How Complex Is Your Data Center?

Sometimes it seems like the networking vendors try to (A) create solutions in search of problems, (B) boil the ocean, (C) solve the scalability problems of Google or Amazon instead of focusing on real-life scenarios or (D) all of the above.

Bryan Stiekes from HP decided to do a step in the right direction: let’s ask the customers how complex their data centers really are. He created a data center complexity survey and promised to share the results with me (and you), so please do spend a few minutes of your time filling it in. Thank you!

3 comments:

  1. Started the survey but I can't add comments in fields that require just a number, and just a number would be incredibly misleading.

    For example network changes/additions happen in bursts, low percent of virtualized compute can indicate slow pace of change or lots of workloads where virtualization would be just an additional overhead.

    Also no mention of SAN, whiteboxes in any role, or automatization, or capacity, or private clouds. Far from comprehensive.

    This survey won't give any clear answers or insight. It'll be just an "average temperature for all patients in the whole hospital".

    If Bryan wants to have pure numbers then this survey will produce pure bullshit which would be useless at best and harmful at worst. After all, every network is a unique snowflake.
    Replies
    1. Thanks for the feedback! I added a comment section to the end of the survey if you feel any of your responses need amplification or qualification.

      Also, study after study has already been done on SANs, whiteboxes, disaggregation, automation, capacity, private clouds, virtualization, public clouds and so on.

      Interestingly enough, however, it's difficult to impossible to find anyone looking at the complexity of the underlays supporting datacenter workloads at all, let alone attempting to see if there is any correlation to outage.
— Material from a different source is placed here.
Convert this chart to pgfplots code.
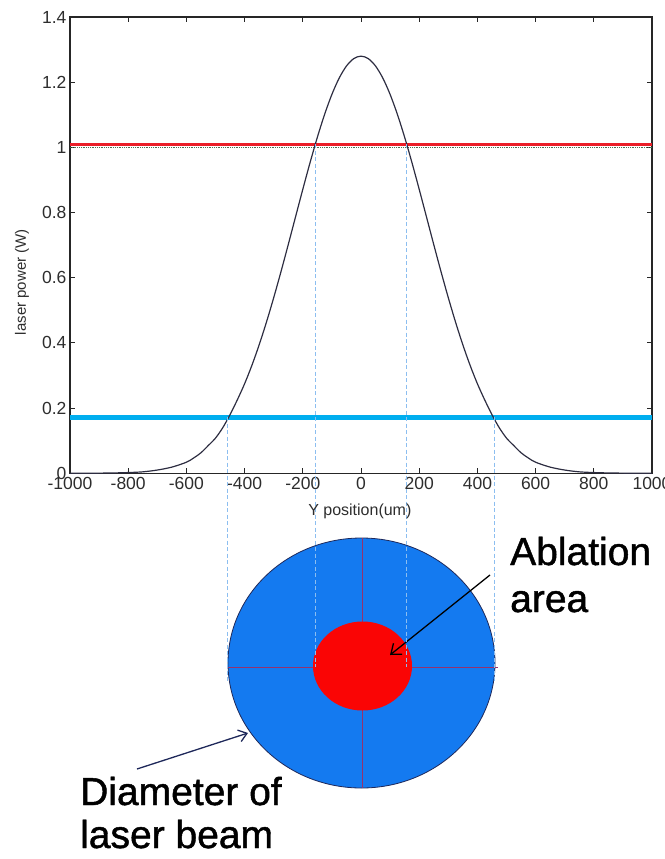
\documentclass[border=0pt]{standalone}
\usepackage{fontspec}
\setmainfont{Liberation Sans}
\newfontfamily\annfont[FakeBold=1.2]{Liberation Sans}
\usepackage{pgfplots}
\pgfplotsset{compat=1.18}
\usetikzlibrary{arrows.meta}
\definecolor{beamblue}{RGB}{20,122,240}
\definecolor{ablred}{RGB}{250,5,5}
\definecolor{crossc}{RGB}{150,50,110}
\definecolor{outline}{RGB}{30,40,90}
\definecolor{dashc}{RGB}{140,190,240}
\definecolor{thrblue}{RGB}{0,174,239}
\definecolor{thrred}{RGB}{235,30,40}
\definecolor{dotc}{RGB}{80,110,80}
\definecolor{labc}{RGB}{45,45,45}
\definecolor{curvec}{RGB}{45,45,65}
\begin{document}
\begin{tikzpicture}[x=1pt,y=1pt]
\path[use as bounding box] (0,0) rectangle (664,-859);
% beam cross-section sketch
\fill[beamblue] (361.5,-663) ellipse [x radius=133.5, y radius=125];
\draw[outline, line width=0.8pt] (361.5,-663) ellipse [x radius=133.5, y radius=125];
\draw[crossc, line width=0.9pt] (227,-667) -- (498,-667);
\draw[crossc, line width=0.9pt] (362,-538) -- (362,-788);
\fill[ablred] (362.5,-666) ellipse [x radius=49.5, y radius=44.5];
\draw[black, line width=1.3pt, -{Straight Barb[length=9pt,width=14pt]}] (490,-575) -- (390,-655);
\draw[outline, line width=1.3pt, -{Straight Barb[length=8pt,width=12pt]}] (137,-769) -- (248,-733);
\node[anchor=base west, inner sep=0pt, font=\annfont\fontsize{39}{39}\selectfont] at (510,-565) {Ablation};
\node[anchor=base west, inner sep=0pt, font=\annfont\fontsize{39}{39}\selectfont] at (510,-612) {area};
\node[anchor=base west, inner sep=0pt, font=\annfont\fontsize{39}{39}\selectfont] at (80,-805) {Diameter of};
\node[anchor=base west, inner sep=0pt, font=\annfont\fontsize{39}{39}\selectfont] at (80,-848) {laser beam};
\begin{axis}[
  at={(70pt,-473.3pt)}, anchor=south west,
  scale only axis, width=582pt, height=456.3pt,
  xmin=-1000, xmax=1000, ymin=0, ymax=1.4,
  xtick={-1000,-800,-600,-400,-200,0,200,400,600,800,1000},
  ytick={0,0.2,0.4,0.6,0.8,1,1.2,1.4},
  scaled ticks=false,
  /pgf/number format/1000 sep={},
  /pgf/number format/assume math mode=true,
  tick align=inside,
  xtick pos=both, ytick pos=both,
  xticklabel pos=lower, yticklabel pos=left,
  major tick length=5pt,
  axis line style={line width=1.2pt, black!85},
  tick style={line width=1pt, black!85},
  ticklabel style={font=\fontsize{17.5}{17.5}\selectfont, text=labc},
  xlabel={Y position(um)},
  ylabel={laser power (W)},
  xlabel style={at={(axis description cs:0.498,-0.0826)}, anchor=center, font=\fontsize{16}{16}\selectfont, text=labc},
  ylabel style={at={(axis description cs:-0.0825,0.419)}, anchor=center, rotate=0, font=\fontsize{15}{15}\selectfont, text=labc},
  clip=false,
]
\addplot[dotc, densely dotted, line width=0.8pt] coordinates {(-1000,1.0) (1000,1.0)};
\addplot[thrred, line width=3pt] coordinates {(-1000,1.01) (1000,1.01)};
\addplot[thrblue, line width=5pt] coordinates {(-1000,0.172) (1000,0.172)};
\addplot[curvec, line width=1.2pt, smooth] coordinates {
(-1000,0.0001) (-950,0.0002) (-900,0.0005) (-850,0.0011) (-800,0.0023) (-750,0.0045)
(-700,0.0100) (-650,0.0190) (-600,0.0340) (-575,0.0470) (-550,0.0630) (-525,0.0850)
(-500,0.1080) (-475,0.1400) (-450,0.1800) (-425,0.2254) (-400,0.2748) (-375,0.3311)
(-350,0.3941) (-325,0.4636) (-300,0.5388) (-275,0.6186) (-250,0.7018) (-225,0.7867)
(-200,0.8713) (-175,0.9535) (-150,1.0310) (-125,1.1014) (-100,1.1626) (-75,1.2126)
(-50,1.2496) (-25,1.2723) (0,1.2800)
(25,1.2723) (50,1.2496) (75,1.2126) (100,1.1626) (125,1.1014) (150,1.0310)
(175,0.9535) (200,0.8713) (225,0.7867) (250,0.7018) (275,0.6186) (300,0.5388)
(325,0.4636) (350,0.3941) (375,0.3311) (400,0.2748) (425,0.2254) (450,0.1800)
(475,0.1400) (500,0.1080) (525,0.0850) (550,0.0630) (575,0.0470) (600,0.0340)
(650,0.0190) (700,0.0100) (750,0.0045) (800,0.0023) (850,0.0011) (900,0.0005)
(950,0.0002) (1000,0.0001)
};
\draw[dashc, line width=1pt, dash pattern=on 4pt off 2.5pt] (axis cs:-460,0.172) -- (axis cs:-460,-0.640);
\draw[dashc, line width=1pt, dash pattern=on 4pt off 2.5pt] (axis cs:460,0.172) -- (axis cs:460,-0.640);
\draw[dashc, line width=1pt, dash pattern=on 4pt off 2.5pt] (axis cs:-158,1.01) -- (axis cs:-158,-0.594);
\draw[dashc, line width=1pt, dash pattern=on 4pt off 2.5pt] (axis cs:158,1.01) -- (axis cs:158,-0.594);
\end{axis}
\end{tikzpicture}
\end{document}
There's been some rumor of intended or attempted research on this topic in academia, but nothing that I've been able to find. (If anyone is aware of research on this topic which I haven't come across, more sources are always better, send them my way via Twitter (@Stiekes).

      So rather than attempting to build yet another comprehensive survey and bury what I'm actually interested in in a cloud of data, I decided instead to focus on configuration complexity and some outage information. The other stuff is for context and charactarization.
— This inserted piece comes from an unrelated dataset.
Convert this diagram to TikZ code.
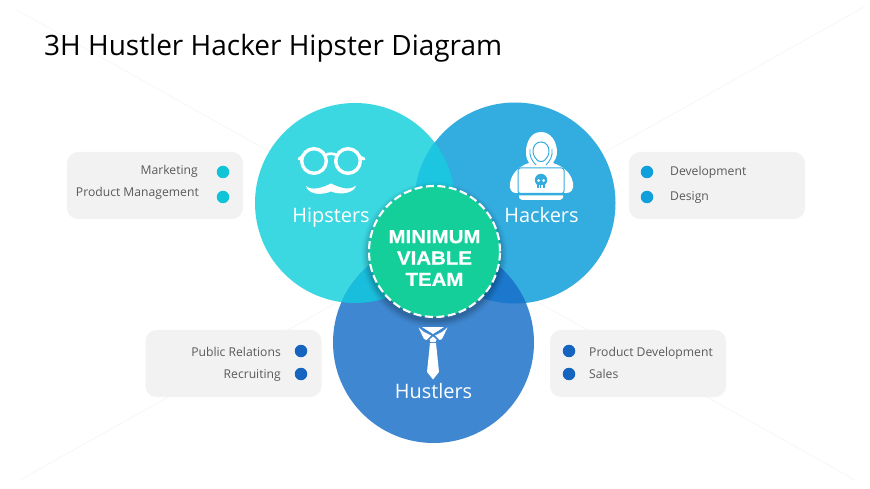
\documentclass[tikz,border=0pt]{standalone}
\usepackage{fontspec}
\setmainfont{Open Sans}
\newfontfamily\labelfont[FakeStretch=1.08,FakeBold=0.6]{Liberation Sans}
\definecolor{cyanc}{HTML}{3BD8E2}
\definecolor{bluec}{HTML}{33ACE0}
\definecolor{navyc}{HTML}{3F87D0}
\definecolor{ovA}{HTML}{1CC6E0}
\definecolor{ovB}{HTML}{1ABEDD}
\definecolor{ovC}{HTML}{1B78CC}
\definecolor{greenc}{HTML}{14CF9A}
\definecolor{cardc}{HTML}{F2F2F2}
\definecolor{txtc}{HTML}{595959}
\definecolor{dotA}{HTML}{10C4D8}
\definecolor{dotB}{HTML}{0FA0DC}
\definecolor{dotC}{HTML}{1565C0}
\tikzset{
 x=1bp,y=-1bp,
 card/.style={fill=cardc,draw=none,rounded corners=11bp,minimum width=176bp,minimum height=67bp,inner sep=0},
 ringlabel/.style={text=white,font=\fontsize{20}{24}\selectfont,inner sep=0,anchor=base},
 itemR/.style={text=txtc,font=\fontsize{12.2}{14}\selectfont,anchor=base east,inner sep=0},
 itemL/.style={text=txtc,font=\fontsize{12.2}{14}\selectfont,anchor=base west,inner sep=0},
 bullet/.style={circle,minimum size=12.5bp,inner sep=0,draw=none},
 big/.style={circle,minimum size=#1,inner sep=0,draw=none},
 icon/.style={fill=white,draw=none},
}
\begin{document}
\begin{tikzpicture}
\useasboundingbox[fill=white] (0,0) rectangle (870,489);
% faint background lines
\draw[black!3,line width=.8bp] (17,10)--(855,480) (864,7)--(20,480);
% title
\node[anchor=base west,inner sep=0,text=black,font=\fontsize{28.1}{32}\selectfont] (title) at (44,56) {3H Hustler Hacker Hipster Diagram};
% cards
\node[card] (c1) at (155,185.5) {};
\node[card] (c2) at (233.5,363.5) {};
\node[card] (c3) at (717,185.5) {};
\node[card] (c4) at (638,363.5) {};
% circles
\node[big=200bp,fill=cyanc] (hip) at (355,203) {};
\node[big=201bp,fill=bluec] (hac) at (515,203) {};
\node[big=201bp,fill=navyc] (hus) at (433.5,342.5) {};
\begin{scope}
\clip (355,203) circle[radius=100];
\fill[ovA] (515,203) circle[radius=100.5];
\fill[ovB] (433.5,342.5) circle[radius=100.5];
\end{scope}
\begin{scope}
\clip (515,203) circle[radius=100.5];
\fill[ovC] (433.5,342.5) circle[radius=100.5];
\end{scope}
% shadow of centre
\foreach \r/\o in {73/.025,71.5/.035,70/.05,68.5/.06,67/.07}
  \fill[black,opacity=\o] (434.5,255) circle[radius=\r];
% centre
\node[big=131bp,fill=greenc,draw=white,line width=2.1bp,dash pattern=on 8bp off 3.5bp] (mvt) at (434.5,251.5) {};
\node[align=center,text=white,inner sep=0,font=\labelfont\bfseries\fontsize{19}{21.5}\selectfont] (mvtl) at (434.5,258) {MINIMUM\\VIABLE\\TEAM};
% ring labels
\node[ringlabel] (l1) at (331,223) {Hipsters};
\node[ringlabel] (l2) at (541.5,223) {Hackers};
\node[ringlabel] (l3) at (433.5,398) {Hustlers};
% glasses
\draw[white,line width=3.4bp] (314,161) circle[radius=12.3] (348,161) circle[radius=12.3];
\draw[white,line width=2.6bp] (325,155.5) .. controls (328,153) and (334,153) .. (337,155.5);
\draw[white,line width=3bp,line cap=round] (302,157)--(299,159) (360,157)--(364,159);
% mustache
\fill[icon] (306,186) .. controls (312,191) and (322,188) .. (331,183.5)
 .. controls (340,188) and (350,191) .. (356,185.5)
 .. controls (355,192) and (342,196) .. (331,191.5)
 .. controls (320,196) and (308,194) .. (306,186) -- cycle;
% hacker
\fill[icon] (541,132) .. controls (531,132) and (526,142) .. (526,152)
 .. controls (526,157) and (527,160) .. (529,163)
 .. controls (520,166) and (512,172) .. (510,183)
 .. controls (509,190) and (512,193) .. (516,193) -- (566,193)
 .. controls (571,193) and (574,190) .. (573,183)
 .. controls (571,172) and (562,166) .. (553,163)
 .. controls (555,160) and (557,157) .. (557,152)
 .. controls (557,142) and (551,132) .. (541,132) -- cycle;
\draw[bluec,line width=1bp] (541,142) .. controls (536,142) and (533,146) .. (533,151)
 .. controls (533,155) and (535,158) .. (537,160) .. controls (539,162) and (543,162) .. (545,160)
 .. controls (547,158) and (549,155) .. (549,151)
 .. controls (549,146) and (546,142) .. (541,142) -- cycle;
\draw[bluec,line width=.9bp] (530,149) .. controls (529,156) and (532,161) .. (536,165)
 (552,149) .. controls (553,156) and (550,161) .. (546,165);
\draw[bluec,line width=1bp,rounded corners=2.5bp] (518,168) rectangle (564,193.5);
\fill[bluec] (515,193.5) rectangle (567,195);
\fill[icon] (519,195.5) -- (563,195.5) -- (563,198) -- (560,200) -- (522,200) -- (519,198) -- cycle;
\fill[bluec] (541,180) circle[radius=6.2];
\fill[bluec] (537,182) rectangle (545,188.5);
\fill[white] (538.5,180.5) circle[radius=1.5] (543.5,180.5) circle[radius=1.5];
\draw[white,line width=.5bp] (539.3,185.5)--(539.3,188.5) (541,185.5)--(541,188.5) (542.7,185.5)--(542.7,188.5);
% tie
\fill[icon] (418.5,327.5) -- (424,332) -- (431,335.5) -- (426.5,340) -- (424,339) -- cycle;
\fill[icon] (447.5,327.5) -- (442,332) -- (435,335.5) -- (439.5,340) -- (442,339) -- cycle;
\fill[icon] (422,327) -- (444,327) -- (433,334) -- cycle;
\fill[icon] (433,336.5) -- (436.5,339.5) -- (435.5,342) -- (430.5,342) -- (429.5,339.5) -- cycle;
\fill[icon] (430,343) -- (436,343) -- (439,372) -- (433,379.5) -- (427,372) -- cycle;
% items
\node[itemR] (a1) at (198,175) {Marketing};
\node[itemR] (a2) at (199,197) {Product Management};
\node[bullet,fill=dotA] (d1) at (223,172) {};
\node[bullet,fill=dotA] (d2) at (223,197) {};
\node[itemR] (b1) at (281,356) {Public Relations};
\node[itemR] (b2) at (281,378) {Recruiting};
\node[bullet,fill=dotC] (d3) at (301,351) {};
\node[bullet,fill=dotC] (d4) at (301,374) {};
\node[itemL] (e1) at (670,176) {Development};
\node[itemL] (e2) at (670,201) {Design};
\node[bullet,fill=dotB] (d5) at (647,172) {};
\node[bullet,fill=dotB] (d6) at (647,197) {};
\node[itemL] (f1) at (589,356) {Product Development};
\node[itemL] (f2) at (589,378) {Sales};
\node[bullet,fill=dotC] (d7) at (569,351) {};
\node[bullet,fill=dotC] (d8) at (569,374) {};
\end{tikzpicture}
\end{document}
      Maybe we'll see there's a correlation, maybe we won't, but if we don't look all we'll have is anecdote and intuition - hard to get investment with that.

      Thanks for the insights and even more for plugging in on the survey!

    2. I think I see what you're angling for, but you still won't be able to see if this number is small because they automate or that number is large because they have additional SAN config on top of ethernet network, do their config size is indicative of their complexity or they just use a different vendor with less consise CLI, are their core routers unnecessary bloated with config or they're used as edge as well..

      I've completed it but I think that adding a comment field for every number would be more useful than one big comment field in the end. It's hard to summarize everything but easy to add small comments on why this or that number deviates from perceived normal state in the mind of the reviewer. It'll also show you what people believe is normal.

      I hope this survey will give you some actual and useful information, but I'm guessing that it'll be mostly from contact fields and "I wanna chat about it" button. :-) Anecdotal evidence is analyzable if there is enough of it.